_WHAT IS BEING ASKED:_ Copy exactly, and only, the lines below from the first through the one containing "const zTicks=[0,20,40,60,80,100];", both included; pictures are omitted.

──────── INFORMATION PROVIDED ────────

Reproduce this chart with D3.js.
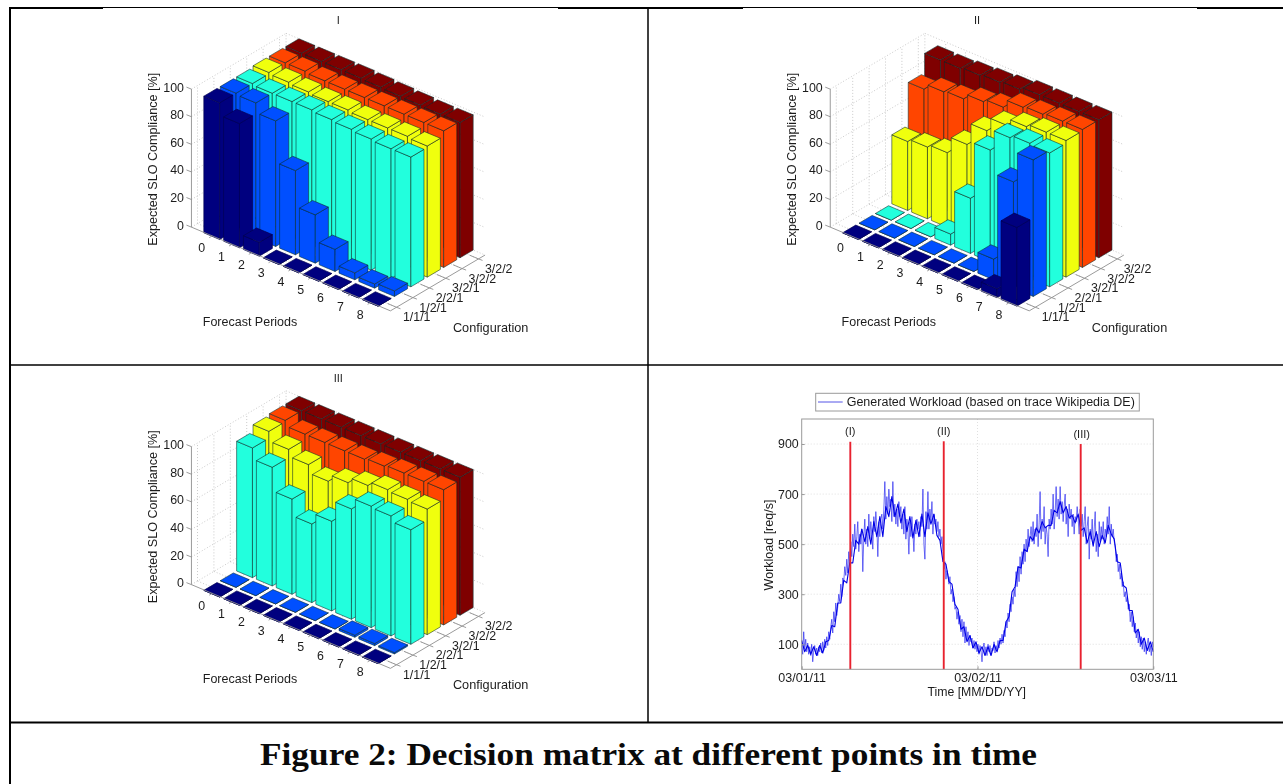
<!DOCTYPE html>
<html><head><meta charset="utf-8">
<script src="https://cdn.jsdelivr.net/npm/d3@7"></script>
<style>
html,body{margin:0;padding:0;background:#fff;overflow:hidden}
svg{display:block}
text{font-family:"Liberation Sans",Arial,sans-serif;fill:#1c1c1c}
</style></head><body>
<svg id="c" width="1283" height="784"></svg>
<script>
const forecastPeriods=[0,1,2,3,4,5,6,7,8];
const configurations=["1/1/1","1/2/1","2/2/1","3/2/1","3/2/2","3/2/2"];
const configColors=["#00007f","#0050ff","#20ffdd","#f0ff10","#ff4500","#7f0000"];
const zTicks=[0,20,40,60,80,100];

const sloI=[
 [99,90,10,0,0,0,0,0,0],
 [99,98,91,61,35,16,5,3,4],
 [99,98,98,98,97,96,95,94,94],
 [100,99,98,97,97,96,96,96,95],
 [100,100,99,99,99,99,99,99,99],
 [100,100,100,100,99.5,99,98.5,98,98]];
const sloII=[
 [0,0,0,0,0,0,0,6.5,57],
 [0,0,0,0,0,0,15,77,99],
 [0,0,0,8,40,81,96,98,97],
 [50,52,54,66,82,92,97,99,99],
 [81,85,86,90,92,98,99,100,100],
 [95,95,96,97,98,100,100,100,100]];
const sloIII=[
 [0,0,0,0,0,0,0,0,0],
 [0,0,0,0,0,0,1.5,1.5,1],
 [94,86,69,57,65,80,88,87,83],
 [99,92,87,81,86,90,93,92,91],
 [100,96,96,96,96,97,98,98,98],
 [100,100,100,100,100,100,100,100,100]];

const workload=[
95,60,150,80,120,70,105,60,90,55,100,30,75,95,60,85,55,90,70,105,65,110,75,120,85,
130,95,150,120,170,200,145,230,190,265,215,250,300,270,340,290,365,350,410,375,
440,385,470,420,510,450,540,490,580,480,530,590,470,540,500,560,
390,530,600,500,560,490,620,520,590,540,480,610,550,630,570,450,590,530,600,620,560,640,
750,600,690,620,720,650,680,590,750,610,660,580,640,570,670,610,650,560,
620,540,650,520,600,560,460,590,530,610,550,470,580,540,600,560,590,530,610,570,720,500,440,630,560,
710,560,640,590,670,540,620,580,600,550,590,530,560,500,530,
470,400,430,360,395,380,340,370,300,320,
270,290,240,250,200,230,180,215,150,200,130,190,105,170,115,150,95,135,110,125,
85,115,80,105,70,100,60,95,75,30,85,105,65,90,55,100,70,95,60,85,75,110,65,95,80,115,85,125,100,
140,105,155,130,190,165,225,190,260,230,290,260,320,290,390,330,
410,350,450,380,470,420,500,430,520,470,560,490,530,570,510,
590,500,560,530,620,490,580,710,520,600,550,650,500,570,540,450,600,560,640,580,700,560,620,730,610,
680,600,730,620,670,590,650,700,580,640,530,660,600,640,570,620,540,610,590,650,
600,540,640,570,620,530,590,650,500,570,610,440,560,520,600,490,560,630,470,540,450,590,510,570,520,
590,500,560,530,610,540,650,500,580,530,560,510,
490,430,460,390,420,360,385,330,350,290,310,270,290,240,260,190,230,170,
210,150,185,125,160,105,150,90,130,80,125,70,110,60,105,125,70,95,55,110,90];
const workloadCore=[
115,70,95,60,90,55,95,65,110,115,
175,170,265,265,355,345,425,425,515,500,560,
510,570,500,590,530,610,530,
650,610,690,610,660,585,640,550,610,525,
595,530,620,530,625,580,620,
535,515,430,420,350,340,260,
240,160,170,110,135,85,110,65,
90,55,90,55,100,70,115,115,190,
210,310,330,410,405,480,470,
530,515,565,545,590,565,575,575,
635,625,670,625,650,605,615,585,
620,555,565,505,550,495,550,490,
535,505,575,540,520,430,425,335,
325,235,235,145,160,100,125,75,110,70];
const eventNames=["(I)","(II)","(III)"];
const eventDays=[0.2765,0.808,1.587];
const eventTops=[909,911,900];
const workloadTicks=[100,300,500,700,900];
const dateLabels=["03/01/11","03/02/11","03/03/11"];

const svg=d3.select("#c");
const defs=svg.append("defs");
[["b5",0.5],["b3",0.3]].forEach(([id,s])=>defs.append("filter").attr("id",id)
  .attr("x","-5%").attr("y","-5%").attr("width","110%").attr("height","110%")
  .append("feGaussianBlur").attr("stdDeviation",s));

/* ---------- table frame ---------- */
const frame=svg.append("g").attr("stroke","#000").attr("fill","none");
function rule(x1,y1,x2,y2,w){frame.append("line").attr("x1",x1).attr("y1",y1).attr("x2",x2).attr("y2",y2).attr("stroke-width",w);}
rule(10,7.5,1283,7.5,1);
rule(10,8,103,8,2);rule(558,8,743,8,2);rule(1197,8,1283,8,2);
rule(10,7,10,784,2);
rule(648,8,648,722,1.5);
rule(10,365,1283,365,1.5);
rule(10,722.5,1283,722.5,2);

/* ---------- 3-D bar panels ---------- */
const P={dx:19.8,dy:8.33}, C={dx:16.4,dy:-9.67};
const U0=-1.05,U1=9,V0=-0.37,V1=5.4,halfP=0.4,halfC=0.4;
const zScale=d3.scaleLinear().domain([0,100]).range([0,-138]);
const uX=d3.scaleLinear().domain([0,1]).range([0,P.dx]), uY=d3.scaleLinear().domain([0,1]).range([0,P.dy]);
const vX=d3.scaleLinear().domain([0,1]).range([0,C.dx]), vY=d3.scaleLinear().domain([0,1]).range([0,C.dy]);

function bars3d(data,title,ox,oy,filt){
  const g=svg.append("g").attr("filter","url(#"+filt+")");
  const pr=(u,v,z=0)=>[ox+uX(u)+vX(v), oy+uY(u)+vY(v)+zScale(z)];
  const ln=d3.line();
  const dotted=(a,b)=>g.append("path").attr("d",ln([a,b])).attr("fill","none").attr("stroke","#bdbdbd").attr("stroke-width",0.8).attr("stroke-dasharray","1 2");
  const solid=(a,b)=>g.append("path").attr("d",ln([a,b])).attr("fill","none").attr("stroke","#8f8f8f").attr("stroke-width",0.9);
  zTicks.forEach(z=>{dotted(pr(U0,V0,z),pr(U0,V1,z));dotted(pr(U0,V1,z),pr(U1,V1,z));});
  configurations.forEach((_,v)=>{dotted(pr(U0,v,0),pr(U0,v,100));dotted(pr(U0,v,0),pr(U1,v,0));});
  forecastPeriods.forEach(u=>{dotted(pr(u,V1,0),pr(u,V1,100));dotted(pr(u,V0,0),pr(u,V1,0));});
  dotted(pr(U0,V1,0),pr(U0,V1,100));
  const order=[];
  d3.range(configurations.length-1,-1,-1).forEach(v=>forecastPeriods.forEach(u=>order.push({u,v,z:data[v][u]})));
  const edge=d=>d.v===0?"#000050":"#0d2a2a";
  const bar=g.selectAll("g.bar").data(order).join("g").attr("class","bar")
    .attr("fill",d=>configColors[d.v]).attr("stroke",edge)
    .attr("stroke-opacity",d=>d.v===0?0.9:0.75).attr("stroke-width",0.75).attr("stroke-linejoin","round");
  bar.append("path").attr("d",d=>{
    const a=pr(d.u-halfP,d.v-halfC,d.z),b=pr(d.u+halfP,d.v-halfC,d.z),c=pr(d.u+halfP,d.v-halfC,0),e=pr(d.u-halfP,d.v-halfC,0);
    return ln([a,b,c,e])+"Z";});
  bar.append("path").attr("d",d=>{
    const a=pr(d.u+halfP,d.v-halfC,d.z),b=pr(d.u+halfP,d.v+halfC,d.z),c=pr(d.u+halfP,d.v+halfC,0),e=pr(d.u+halfP,d.v-halfC,0);
    return ln([a,b,c,e])+"Z";});
  bar.append("path").attr("d",d=>ln([pr(d.u-halfP,d.v-halfC,d.z),pr(d.u+halfP,d.v-halfC,d.z),pr(d.u+halfP,d.v+halfC,d.z),pr(d.u-halfP,d.v+halfC,d.z)])+"Z");
  solid(pr(U0,V0,0),pr(U0,V0,100));
  solid(pr(U0,V0,0),pr(U1,V0,0));
  solid(pr(U1,V0,0),pr(U1,V1,0));
  zTicks.forEach(z=>{const a=pr(U0,V0,z);solid([a[0]-5,a[1]-2],a);
    g.append("text").attr("x",a[0]-7.5).attr("y",a[1]-1.5).attr("text-anchor","end").attr("dominant-baseline","central").attr("font-size",12.4).text(z);});
  forecastPeriods.forEach(u=>{const a=pr(u,V0,0);solid(a,[a[0]-3,a[1]+1.8]);
    g.append("text").attr("x",a[0]-10.5).attr("y",a[1]+12.4).attr("text-anchor","middle").attr("dominant-baseline","central").attr("font-size",12.4).text(u);});
  configurations.forEach((t,v)=>{const a=pr(U1,v,0);solid(a,[a[0]+4,a[1]+1.5]);solid(a,[a[0]-9,a[1]-3.8]);
    g.append("text").attr("x",a[0]+20.2).attr("y",a[1]+10).attr("text-anchor","middle").attr("dominant-baseline","central").attr("font-size",12.4).text(t);});
  g.append("text").attr("transform",`translate(${ox-65},${oy-73}) rotate(-90)`).attr("text-anchor","middle").attr("dominant-baseline","central").attr("font-size",12.6).text("Expected SLO Compliance [%]");
  g.append("text").attr("x",ox+31.7).attr("y",oy+89.4).attr("text-anchor","middle").attr("dominant-baseline","central").attr("font-size",12.5).text("Forecast Periods");
  g.append("text").attr("x",ox+272.4).attr("y",oy+95.4).attr("text-anchor","middle").attr("dominant-baseline","central").attr("font-size",12.7).text("Configuration");
  g.append("text").attr("x",ox+120).attr("y",oy-212.3).attr("text-anchor","middle").attr("dominant-baseline","central").attr("font-size",11).text(title);
}
bars3d(sloI,"I",218.3,232.3,"b5");
bars3d(sloII,"II",857.1,232.3,"b3");
bars3d(sloIII,"III",218.3,589.8,"b3");

/* ---------- workload panel ---------- */
const g4=svg.append("g").attr("filter","url(#b5)");
const W={l:801.7,r:1153.3,t:419,b:669.3};
const start=new Date(2011,2,1), DAY=864e5;
const tx=d3.scaleTime().domain([start,new Date(start.getTime()+2*DAY)]).range([W.l,W.r]);
const ty=d3.scaleLinear().domain([0,1000]).range([W.b,W.t]);
const dayAt=i=>new Date(start.getTime()+i*2*DAY/(workload.length-1));
const coreAt=i=>new Date(start.getTime()+i*2*DAY/(workloadCore.length-1));
g4.append("g").selectAll("line").data(workloadTicks).join("line")
  .attr("x1",W.l).attr("x2",W.r).attr("y1",d=>ty(d)).attr("y2",d=>ty(d)).attr("stroke","#d8d8d8").attr("stroke-width",0.8).attr("stroke-dasharray","1 2");
const midX=tx(new Date(start.getTime()+DAY));
g4.append("line").attr("x1",midX).attr("x2",midX).attr("y1",W.t).attr("y2",W.b).attr("stroke","#d8d8d8").attr("stroke-width",0.8).attr("stroke-dasharray","1 2");
g4.append("path").datum(workload).attr("fill","none").attr("stroke","#2a2af0").attr("stroke-width",0.8).attr("stroke-opacity",0.85).attr("stroke-linejoin","round")
  .attr("d",d3.line().x((d,i)=>tx(dayAt(i))).y(d=>ty(d)));
g4.append("path").datum(workloadCore).attr("fill","none").attr("stroke","#0000e6").attr("stroke-width",1.1).attr("stroke-linejoin","round")
  .attr("d",d3.line().x((d,i)=>tx(coreAt(i))).y(d=>ty(d)));
eventDays.forEach((d,i)=>{const x=tx(new Date(start.getTime()+d*DAY));
  g4.append("line").attr("x1",x).attr("x2",x).attr("y1",ty(eventTops[i])).attr("y2",W.b).attr("stroke","#e8202f").attr("stroke-width",1.9);
  g4.append("text").attr("x",x+(i===2?1:0)).attr("y",ty(eventTops[i])-10.5).attr("text-anchor","middle").attr("dominant-baseline","central").attr("font-size",11).text(eventNames[i]);});
g4.append("rect").attr("x",W.l).attr("y",W.t).attr("width",W.r-W.l).attr("height",W.b-W.t).attr("fill","none").attr("stroke","#9a9a9a").attr("stroke-width",1);
const yAxis=d3.axisLeft(ty).tickValues(workloadTicks).tickSize(-3).tickPadding(3);
const yG=g4.append("g").attr("transform",`translate(${W.l},0)`).call(yAxis);
yG.select(".domain").remove();yG.selectAll("line").attr("stroke","#9a9a9a");
yG.selectAll("text").attr("font-size",12.4).attr("font-family",'"Liberation Sans",Arial,sans-serif').style("fill","#1c1c1c");
const xAxis=d3.axisBottom(tx).tickValues([0,1,2].map(d=>new Date(start.getTime()+d*DAY))).tickFormat((d,i)=>dateLabels[i]).tickSize(-3).tickPadding(4);
const xG=g4.append("g").attr("transform",`translate(0,${W.b})`).call(xAxis);
xG.select(".domain").remove();xG.selectAll("line").attr("stroke","#9a9a9a");
xG.selectAll("text").attr("font-size",12.5).attr("font-family",'"Liberation Sans",Arial,sans-serif').style("fill","#1c1c1c");
g4.append("text").attr("x",976.7).attr("y",691.7).attr("text-anchor","middle").attr("dominant-baseline","central").attr("font-size",12.3).text("Time [MM/DD/YY]");
g4.append("text").attr("transform","translate(769,545) rotate(-90)").attr("text-anchor","middle").attr("dominant-baseline","central").attr("font-size",12.5).text("Workload [req/s]");
g4.append("rect").attr("x",815.7).attr("y",393.3).attr("width",323.6).attr("height",17.7).attr("fill","#fff").attr("stroke","#9a9a9a").attr("stroke-width",1);
g4.append("line").attr("x1",818).attr("x2",842.7).attr("y1",402).attr("y2",402).attr("stroke","#2a2ae0").attr("stroke-width",0.8);
g4.append("text").attr("x",846.7).attr("y",402).attr("dominant-baseline","central").attr("font-size",12.5).text("Generated Workload (based on trace Wikipedia DE)");

/* ---------- caption ---------- */
svg.append("text").attr("x",648.5).attr("y",765).attr("text-anchor","middle")
  .attr("textLength",777).attr("lengthAdjust","spacingAndGlyphs")
  .style("font-family",'"Liberation Serif",serif').style("font-weight",700).style("font-size","31px").style("fill","#0a0a0a")
  .text("Figure 2: Decision matrix at different points in time");
</script>
</body></html>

────────

_REPLY:_
Reproduce this chart with D3.js.
<!DOCTYPE html>
<html><head><meta charset="utf-8">
<script src="https://cdn.jsdelivr.net/npm/d3@7"></script>
<style>
html,body{margin:0;padding:0;background:#fff;overflow:hidden}
svg{display:block}
text{font-family:"Liberation Sans",Arial,sans-serif;fill:#1c1c1c}
</style></head><body>
<svg id="c" width="1283" height="784"></svg>
<script>
const forecastPeriods=[0,1,2,3,4,5,6,7,8];
const configurations=["1/1/1","1/2/1","2/2/1","3/2/1","3/2/2","3/2/2"];
const configColors=["#00007f","#0050ff","#20ffdd","#f0ff10","#ff4500","#7f0000"];
const zTicks=[0,20,40,60,80,100];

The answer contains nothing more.